P and B frames are compressed versions of a reference image. Frames resulting from DLSS frame generation are predictions of what a reference image might look like even though one does not actually exist.
But MPEG is lossy compression which means they are kind of a just a guess. That is why MPEG uses motion vectors.
"MPEG uses motion vectors to efficiently compress video data by identifying and describing the movement of objects between frames, allowing the encoder to predict pixel values in the current frame based on information from previous frames, significantly reducing the amount of data needed to represent the video sequence"
There's a real difference between a lossy approximation as done by video compression, and the "just a guess" done by DLSS frame generation.
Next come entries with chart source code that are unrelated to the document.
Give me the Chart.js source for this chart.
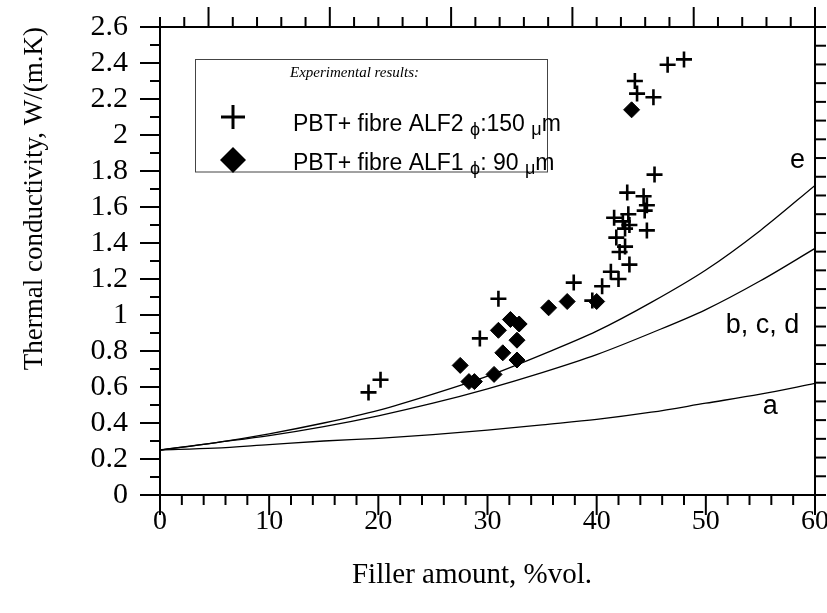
<!DOCTYPE html>
<html><head><meta charset="utf-8">
<script src="https://cdn.jsdelivr.net/npm/chart.js@4/dist/chart.umd.min.js"></script>
<style>html,body{margin:0;padding:0;background:#fff;}#wrap{width:827px;height:613px;}</style>
</head><body><div id="wrap"><canvas id="c" width="827" height="613"></canvas></div>
<script>
// ---- data ----
const curveX   = [0, 5, 10, 15, 20, 25, 30, 35, 40, 45, 50, 55, 60];
const curveA   = [0.25, 0.26, 0.28, 0.30, 0.315, 0.335, 0.36, 0.39, 0.42, 0.46, 0.51, 0.56, 0.62];
const curveBCD = [0.25, 0.29, 0.33, 0.38, 0.44, 0.51, 0.59, 0.68, 0.78, 0.90, 1.03, 1.19, 1.37];
const curveE   = [0.25, 0.29, 0.34, 0.40, 0.47, 0.56, 0.66, 0.78, 0.91, 1.07, 1.25, 1.47, 1.72];

const alf2X = [19.1, 20.2, 29.3, 31.0, 37.9, 39.6, 40.5, 41.3, 41.6, 41.8, 42.1, 42.0, 42.4, 42.6, 42.6, 42.8, 42.9, 43.0, 43.0, 43.5, 43.7, 44.3, 44.4, 44.6, 44.6, 45.2, 45.3, 46.5, 48.0];
const alf2Y = [0.57, 0.64, 0.87, 1.09, 1.18, 1.08, 1.16, 1.24, 1.54, 1.43, 1.35, 1.20, 1.52, 1.38, 1.48, 1.68, 1.56, 1.28, 1.50, 2.30, 2.23, 1.66, 1.58, 1.61, 1.47, 2.21, 1.78, 2.39, 2.42];

const alf1X = [27.5, 28.3, 28.8, 30.6, 31.0, 31.4, 32.1, 32.7, 32.7, 32.9, 35.6, 37.3, 40.0, 43.2];
const alf1Y = [0.72, 0.63, 0.63, 0.67, 0.915, 0.79, 0.975, 0.86, 0.75, 0.95, 1.04, 1.075, 1.075, 2.14];

const xTickLabels = ['0', '10', '20', '30', '40', '50', '60'];
const yTickLabels = ['0', '0.2', '0.4', '0.6', '0.8', '1', '1.2', '1.4', '1.6', '1.8', '2', '2.2', '2.4', '2.6'];
const curveNames = ['e', 'b, c, d', 'a'];
const xTitle = 'Filler amount, %vol.';
const yTitle = 'Thermal conductivity, W/(m.K)';
const legendTitle = 'Experimental results:';
const legendRows = [['PBT+ fibre ALF2 ', 'ϕ', ':150 ', 'μ', 'm'], ['PBT+ fibre ALF1 ', 'ϕ', ': 90 ', 'μ', 'm']];

// ---- chart ----
const pts = (xs, ys) => xs.map((x, i) => ({x: x, y: ys[i]}));
const SERIF = '"Liberation Serif", "Times New Roman", serif';
const SANS = '"Liberation Sans", Arial, sans-serif';

const decor = {
  id: 'decor',
  afterDraw(chart) {
    const {ctx, chartArea: a, scales} = chart;
    ctx.save();
    ctx.strokeStyle = '#000';
    ctx.lineWidth = 2;
    ctx.strokeRect(a.left, a.top, a.right - a.left, a.bottom - a.top);
    const seg = (x1, y1, x2, y2) => { ctx.beginPath(); ctx.moveTo(x1, y1); ctx.lineTo(x2, y2); ctx.stroke(); };
    // left ticks
    for (let k = 0; k <= 26; k++) {
      const p = scales.y.getPixelForValue(k / 10);
      seg(a.left - (k % 2 === 0 ? 20 : 10), p, a.left, p);
    }
    // right ticks
    for (let k = 0; k <= 25; k++) {
      const p = scales.y2.getPixelForValue(k);
      seg(a.right, p, a.right + 11, p);
    }
    // bottom ticks
    for (let k = 0; k <= 30; k++) {
      const p = scales.x.getPixelForValue(k * 2);
      seg(p, a.bottom, p, a.bottom + (k % 5 === 0 ? 20 : 10));
    }
    // top ticks
    for (let k = -2; k <= 25; k++) {
      const p = scales.x2.getPixelForValue(k * 2);
      seg(p, a.top, p, a.top - (k % 5 === 0 ? 20 : 10));
    }
    ctx.fillStyle = '#000';
    // x axis title
    ctx.font = '29px ' + SERIF;
    ctx.textAlign = 'center';
    ctx.textBaseline = 'middle';
    ctx.fillText(xTitle, 472, 575);
    // curve labels
    ctx.font = '27px ' + SANS;
    const lx = [58.4, 55.2, 55.9], ly = [1.86, 0.94, 0.49];
    curveNames.forEach((t, i) => ctx.fillText(t, scales.x.getPixelForValue(lx[i]), scales.y.getPixelForValue(ly[i])));
    // legend box
    ctx.lineWidth = 1;
    ctx.strokeStyle = '#444';
    ctx.strokeRect(195.5, 59.5, 352, 112.5);
    ctx.textAlign = 'left';
    ctx.textBaseline = 'alphabetic';
    ctx.font = 'italic 15px ' + SERIF;
    ctx.fillText(legendTitle, 290, 77);
    // legend symbols
    ctx.strokeStyle = '#000';
    ctx.lineWidth = 3;
    seg(221, 117, 245, 117);
    seg(233, 105, 233, 129);
    ctx.beginPath();
    ctx.moveTo(220, 160); ctx.lineTo(233, 147); ctx.lineTo(246, 160); ctx.lineTo(233, 173); ctx.closePath();
    ctx.fill();
    // legend rows
    const bases = [131, 170];
    legendRows.forEach((parts, r) => {
      let x = 293;
      parts.forEach((t, j) => {
        const sym = (j === 1 || j === 3);
        ctx.font = (sym ? '18px ' : '23px ') + SANS;
        ctx.fillText(t, x, bases[r] + (sym ? 4 : 0));
        x += ctx.measureText(t).width;
      });
    });
    ctx.restore();
  }
};

new Chart(document.getElementById('c'), {
  type: 'scatter',
  data: {
    datasets: [
      {label: 'e', data: pts(curveX, curveE), showLine: true, pointRadius: 0, borderColor: '#000', borderWidth: 1.3, cubicInterpolationMode: 'monotone', fill: false},
      {label: 'b, c, d', data: pts(curveX, curveBCD), showLine: true, pointRadius: 0, borderColor: '#000', borderWidth: 1.3, cubicInterpolationMode: 'monotone', fill: false},
      {label: 'a', data: pts(curveX, curveA), showLine: true, pointRadius: 0, borderColor: '#000', borderWidth: 1.3, cubicInterpolationMode: 'monotone', fill: false},
      {label: 'PBT+ fibre ALF2', data: pts(alf2X, alf2Y), pointStyle: 'cross', pointRadius: 8, borderColor: '#000', backgroundColor: '#000', borderWidth: 2.6},
      {label: 'PBT+ fibre ALF1', data: pts(alf1X, alf1Y), pointStyle: 'rectRot', pointRadius: 8, borderColor: '#000', backgroundColor: '#000', borderWidth: 1}
    ]
  },
  options: {
    responsive: false,
    animation: false,
    devicePixelRatio: 1,
    layout: {padding: 0},
    plugins: {legend: {display: false}, tooltip: {enabled: false}},
    scales: {
      x: {
        type: 'linear', position: 'bottom', min: 0, max: 60,
        grid: {display: false, drawTicks: false}, border: {display: false},
        ticks: {stepSize: 10, autoSkip: false, maxRotation: 0, padding: 10, color: '#000',
          font: {family: SERIF, size: 28},
          callback: (v) => xTickLabels[Math.round(v / 10)]},
        afterFit: (s) => { s.height = 118; s.paddingLeft = 0; s.paddingRight = 0; }
      },
      x2: {
        type: 'linear', position: 'top', min: -4, max: 50,
        grid: {display: false, drawTicks: false}, border: {display: false},
        ticks: {display: false},
        afterFit: (s) => { s.height = 27; s.paddingLeft = 0; s.paddingRight = 0; }
      },
      y: {
        type: 'linear', position: 'left', min: 0, max: 2.6,
        grid: {display: false, drawTicks: false}, border: {display: false},
        ticks: {stepSize: 0.2, autoSkip: false, padding: 32, color: '#000',
          font: {family: SERIF, size: 30},
          callback: (v) => yTickLabels[Math.round(v / 0.2)]},
        title: {display: true, text: yTitle, align: 'end', color: '#000', font: {family: SERIF, size: 27}, padding: {top: 19, bottom: 0}},
        afterFit: (s) => { s.width = 160; s.paddingTop = 0; s.paddingBottom = 0; }
      },
      y2: {
        type: 'linear', position: 'right', min: 0, max: 25,
        grid: {display: false, drawTicks: false}, border: {display: false},
        ticks: {display: false},
        afterFit: (s) => { s.width = 12; s.paddingTop = 0; s.paddingBottom = 0; }
      }
    }
  },
  plugins: [decor]
});
</script>
</body></html>
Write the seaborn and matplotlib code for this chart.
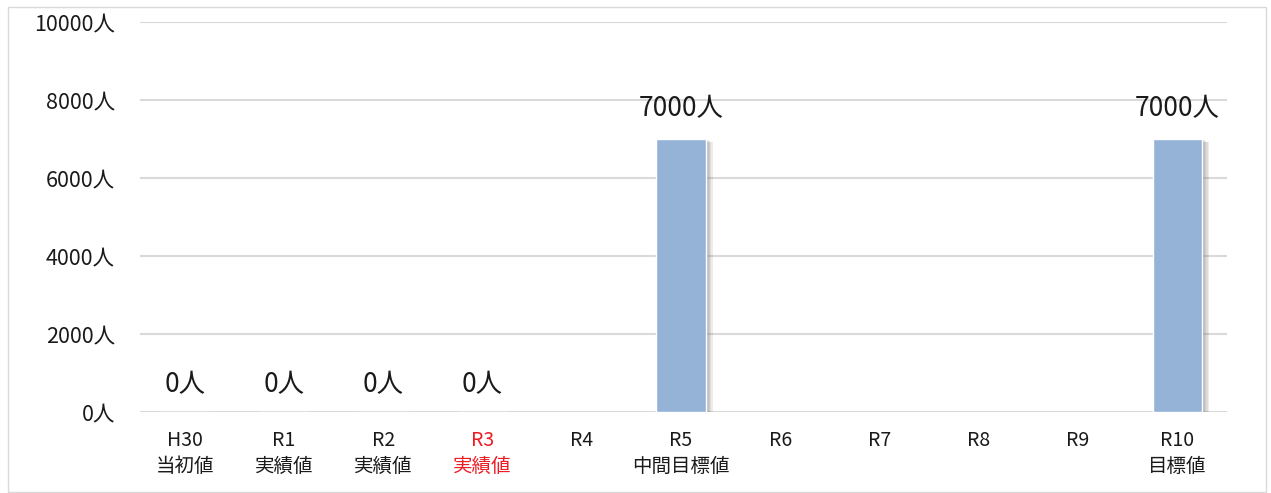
# 年度別 人数 (当初値・実績値・目標値)
import numpy as np
import pandas as pd
import matplotlib as mpl
import matplotlib.pyplot as plt
import matplotlib.patheffects as pe
import seaborn as sns

# データ
years = ["H30", "R1", "R2", "R3", "R4", "R5", "R6", "R7", "R8", "R9", "R10"]
notes = ["当初値", "実績値", "実績値", "実績値", "", "中間目標値", "", "", "", "", "目標値"]
people = [0, 0, 0, 0, np.nan, 7000, np.nan, np.nan, np.nan, np.nan, 7000]
yticks = [0, 2000, 4000, 6000, 8000, 10000]

df = pd.DataFrame({"year": years, "people": people})

# スタイル
sns.set_theme(style="white")
plt.rcParams['font.family'] = ['Noto Sans CJK JP', 'DejaVu Sans']
mpl.rc('axes', unicode_minus=False)

fig = plt.figure(figsize=(12.71, 4.93), dpi=100)
ax = fig.add_axes([140/1271, 1-412/493, (1227-140)/1271, (412-22)/493])

sns.barplot(data=df.dropna(), x="year", y="people", order=years,
            color="#95B3D7", saturation=1, width=0.5, ax=ax)

# 棒の影 (ぼかし風に重ねる)
shadow = [pe.SimplePatchShadow(offset=(k, -0.5*k), shadow_rgbFace="#707070", alpha=0.13)
          for k in (1, 2, 3, 4, 5)]
for p in ax.patches:
    p.set_path_effects(shadow + [pe.Normal()])

# 値ラベル
for i, v in enumerate(people):
    if np.isnan(v):
        continue
    ax.annotate(f"{int(v)}人", (i, v), xytext=(0, 10 if v == 0 else 12),
                textcoords="offset points", ha="center", va="bottom",
                fontsize=19, color="#1a1a1a")

ax.set_xlim(-0.45, 10.5)
ax.set_ylim(0, 10000)
ax.set_yticks(yticks)
ax.set_yticklabels([f"{v}人" for v in yticks], fontsize=15.5, color="#1a1a1a")
ax.set_xticks(range(len(years)))
ax.set_xticklabels([f"{y}\n{n}" if n else y for y, n in zip(years, notes)],
                   fontsize=14, color="#1a1a1a", linespacing=1.3, va="top")
ax.get_xticklabels()[3].set_color("#ee1c24")
ax.tick_params(length=0)
ax.tick_params(axis="y", pad=18)
ax.tick_params(axis="x", pad=13)
ax.set_xlabel("")
ax.set_ylabel("")

for v in yticks:
    ax.axhline(v, color="#d9d9d9", lw=1.5, zorder=0)
for s in ax.spines.values():
    s.set_visible(False)

# 外枠
fig.patches.append(mpl.patches.Rectangle((8/1271, 1/493), 1258/1271, 485/493,
                                         transform=fig.transFigure, fill=False,
                                         edgecolor="#d9d9d9", lw=1))

plt.savefig("out.png", dpi=100)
Video encoders have the real frame to use as a target; when trying to minimize the artifacts introduced by compressing with reference to other frames and using motion vectors, the encoder is capable of assessing its own accuracy. DLSS fundamentally has less information when generating new frames, and that's why it introduces much worse motion artifacts.
it would be VERY interesting to have actual quantitative data on how many possible I video frames map to a specific P or B frame vs how many possible raster frames map to a given predicted DLSS frame. The lower this ration the more "accurate" the prediction is.
Compression and prediction are the same. Decompressing a lossy format is guessing how the original image might have looked like. The difference between fake frames and P and B frames is that the difference between prediction of fake frame and real frame is dependant on the user input.
... now I wonder ... Do DLSS models take mouse movements and keypresses into account?